== Raw data

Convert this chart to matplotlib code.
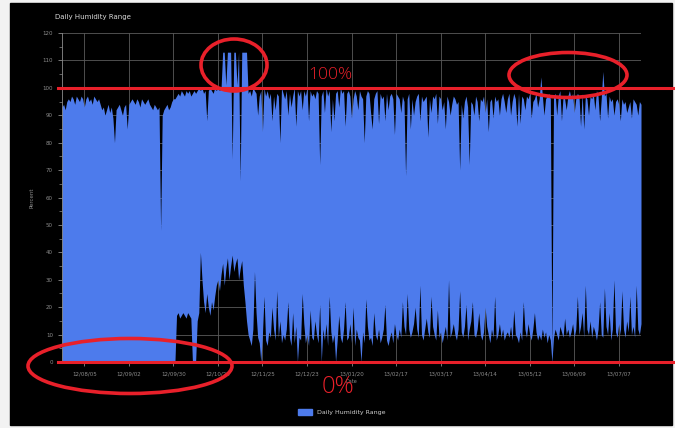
import matplotlib
matplotlib.use("Agg")
import matplotlib.pyplot as plt
import matplotlib.dates as mdates
from matplotlib.patches import Ellipse, Rectangle
from matplotlib.transforms import blended_transform_factory
import pandas as pd

# daily max / min relative humidity, one value per day (rows of 20 days)
high = [
    93, 94, 92, 95, 96, 95, 97, 96, 94, 97, 96, 95, 97, 96, 93, 96, 97, 95, 96, 94,
    97, 96, 95, 96, 94, 92, 93, 90, 92, 94, 91, 93, 89, 80, 92, 93, 94, 92, 90, 93,
    94, 85, 94, 95, 96, 95, 94, 96, 95, 93, 96, 95, 94, 95, 96, 94, 93, 92, 94, 93,
    92, 93, 48, 90, 92, 93, 94, 92, 93, 95, 96, 96, 97, 98, 97, 99, 98, 97, 99, 98,
    99, 97, 98, 99, 98, 99, 100, 99, 100, 98, 99, 88, 99, 100, 99, 98, 100, 99, 100, 99,
    100, 113, 113, 101, 113, 113, 113, 74, 113, 113, 101, 113, 66, 113, 113, 113, 113, 98, 99, 97,
    100, 99, 98, 90, 97, 99, 84, 100, 97, 99, 96, 98, 88, 97, 92, 98, 97, 80, 100, 98,
    96, 99, 90, 98, 93, 97, 100, 86, 99, 97, 99, 92, 99, 97, 100, 88, 99, 97, 98, 96,
    99, 98, 72, 97, 99, 91, 100, 97, 99, 84, 96, 88, 98, 99, 93, 100, 98, 99, 86, 98,
    99, 97, 89, 96, 99, 97, 92, 99, 97, 96, 80, 97, 99, 98, 91, 85, 96, 98, 99, 87,
    98, 96, 97, 88, 98, 92, 97, 98, 96, 83, 98, 97, 96, 91, 97, 95, 68, 96, 98, 85,
    96, 90, 95, 97, 98, 88, 97, 95, 96, 97, 82, 96, 91, 97, 96, 98, 87, 97, 96, 92,
    95, 85, 97, 95, 90, 94, 97, 96, 94, 95, 70, 94, 89, 95, 97, 93, 72, 95, 94, 90,
    97, 95, 88, 96, 95, 97, 91, 96, 84, 95, 96, 89, 97, 95, 96, 90, 96, 98, 95, 91,
    96, 98, 90, 95, 98, 96, 86, 98, 87, 97, 96, 92, 97, 96, 98, 89, 95, 96, 98, 93,
    96, 104, 97, 90, 96, 97, 98, 96, 3, 97, 98, 90, 97, 99, 88, 97, 96, 92, 97, 99,
    96, 98, 91, 96, 98, 97, 86, 98, 85, 97, 96, 90, 97, 96, 98, 92, 99, 97, 88, 96,
    106, 97, 98, 89, 97, 95, 96, 90, 95, 96, 94, 88, 96, 94, 95, 91, 93, 95, 89, 96,
    95, 94, 90, 95, 94,
]
low = [
    0, 0, 0, 0, 0, 0, 0, 0, 0, 0, 0, 0, 0, 0, 0, 0, 0, 0, 0, 0,
    0, 0, 0, 0, 0, 0, 0, 0, 0, 0, 0, 0, 0, 0, 0, 0, 0, 0, 0, 0,
    0, 0, 0, 0, 0, 0, 0, 0, 0, 0, 0, 0, 0, 0, 0, 0, 0, 0, 0, 0,
    0, 0, 0, 0, 0, 0, 0, 0, 0, 0, 0, 0, 17, 18, 16, 17, 18, 17, 16, 18,
    17, 16, 0, 0, 0, 15, 18, 40, 30, 22, 18, 25, 20, 17, 22, 19, 24, 28, 30, 26,
    32, 36, 28, 34, 38, 30, 35, 39, 33, 36, 38, 30, 34, 37, 28, 22, 15, 10, 8, 6,
    12, 33, 18, 9, 7, 0, 10, 24, 8, 6, 11, 9, 20, 12, 8, 26, 9, 15, 7, 10,
    8, 12, 22, 9, 6, 18, 7, 13, 0, 9, 8, 25, 14, 7, 10, 6, 19, 9, 8, 15,
    10, 7, 21, 0, 12, 8, 14, 6, 24, 11, 7, 10, 0, 8, 17, 9, 7, 12, 22, 8,
    9, 14, 7, 20, 6, 12, 9, 8, 0, 11, 7, 23, 13, 8, 9, 6, 18, 10, 8, 12,
    7, 9, 12, 21, 8, 6, 9, 11, 7, 14, 10, 8, 12, 9, 22, 13, 10, 25, 12, 9,
    11, 14, 20, 12, 9, 28, 10, 8, 12, 16, 11, 9, 24, 13, 10, 8, 19, 9, 11, 7,
    10, 13, 8, 30, 9, 11, 14, 10, 8, 12, 26, 11, 9, 13, 21, 8, 12, 15, 22, 10,
    9, 12, 18, 10, 8, 11, 20, 13, 10, 7, 12, 9, 24, 8, 10, 14, 9, 12, 8, 10,
    11, 9, 13, 8, 19, 10, 9, 7, 11, 8, 22, 12, 9, 14, 10, 8, 12, 18, 11, 8,
    10, 8, 12, 9, 11, 7, 10, 8, 0, 9, 12, 10, 8, 13, 11, 9, 16, 10, 12, 9,
    11, 14, 9, 12, 24, 10, 13, 18, 9, 28, 12, 10, 15, 9, 13, 11, 8, 12, 22, 10,
    9, 27, 13, 10, 18, 8, 12, 30, 11, 9, 14, 10, 26, 12, 9, 15, 11, 24, 10, 13,
    9, 28, 12, 10, 14,
]
start_date = "2012-07-22"
first_tick = "2012-08-05"
n_ticks = 13

dates = pd.date_range(start_date, periods=len(high), freq="D")
ticks = pd.date_range(first_tick, periods=n_ticks, freq="28D")

BLUE = "#4d7bec"
RED = "#e8202a"
GREY = "#8c8c8c"

fig = plt.figure(figsize=(6.75, 4.28), dpi=100, facecolor="#f2f2f2")
fig.patches.append(Rectangle((10 / 675, 3 / 428), 662 / 675, 422 / 428,
                             transform=fig.transFigure, color="black", zorder=-5))

ax = fig.add_axes([62 / 675, 1 - 362 / 428, 579 / 675, 329 / 428])
ax.set_facecolor("black")
ax.fill_between(dates, low, high, color=BLUE, lw=0, zorder=2)

ax.set_ylim(0, 120)
ax.set_yticks(range(0, 121, 10))
ax.set_yticks(range(5, 120, 10), minor=True)
ax.set_xlim(dates[0], dates[-1])
ax.set_xticks(ticks)
ax.xaxis.set_major_formatter(mdates.DateFormatter("%y/%m/%d"))
ax.grid(True, color="#5a5a5a", lw=0.6, zorder=1)
ax.set_axisbelow(True)
ax.tick_params(colors=GREY, labelsize=4, length=3, width=0.6)
ax.tick_params(which="minor", colors=GREY, length=2, width=0.5)
for side in ["top", "right", "bottom"]:
    ax.spines[side].set_visible(False)
ax.spines["left"].set_color(GREY)
ax.spines["left"].set_linewidth(0.6)
ax.set_ylabel("Percent", color=GREY, fontsize=4, labelpad=6)
ax.set_xlabel("Date", color=GREY, fontsize=3.5, labelpad=2)

fig.text(55 / 675, 1 - 17 / 428, "Daily Humidity Range", color="#d8d8d8",
         fontsize=5, va="center")
leg = fig.legend(handles=[Rectangle((0, 0), 1, 1, color=BLUE)],
                 labels=["Daily Humidity Range"], loc="center",
                 bbox_to_anchor=(342 / 675, 1 - 412 / 428), frameon=False,
                 fontsize=4.5, handlelength=2.2, handleheight=1.0)
for t in leg.get_texts():
    t.set_color("#cfcfcf")

# red annotations on top of the screenshot
tr = blended_transform_factory(fig.transFigure, ax.transData)
for level in [100, 0]:
    ax.plot([58 / 675, 1.0], [level, level], color=RED, lw=2.2,
            transform=tr, clip_on=False, zorder=5)
fig.text(330 / 675, 1 - 75 / 428, "100%", color=RED, fontsize=12.5,
         ha="center", va="center", family="Open Sans", weight="light")
fig.text(338 / 675, 1 - 387 / 428, "0%", color=RED, fontsize=17,
         ha="center", va="center", family="Open Sans", weight="light")
for cx, cy, w, h in [(234, 65, 66, 52), (568, 75, 118, 45), (130, 366, 204, 55)]:
    fig.patches.append(Ellipse((cx / 675, 1 - cy / 428), w / 675, h / 428,
                               transform=fig.transFigure, fill=False,
                               edgecolor=RED, lw=2.6, zorder=6))

fig.savefig("out.png", dpi=100, facecolor=fig.get_facecolor())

====

◆ **What you are asked to do**:
Repeat the listing above up to and including the line with "import pandas as pd", starting from its first line. Drop any pictures.

◆ **Written answer**:
Convert this chart to matplotlib code.
import matplotlib
matplotlib.use("Agg")
import matplotlib.pyplot as plt
import matplotlib.dates as mdates
from matplotlib.patches import Ellipse, Rectangle
from matplotlib.transforms import blended_transform_factory
import pandas as pd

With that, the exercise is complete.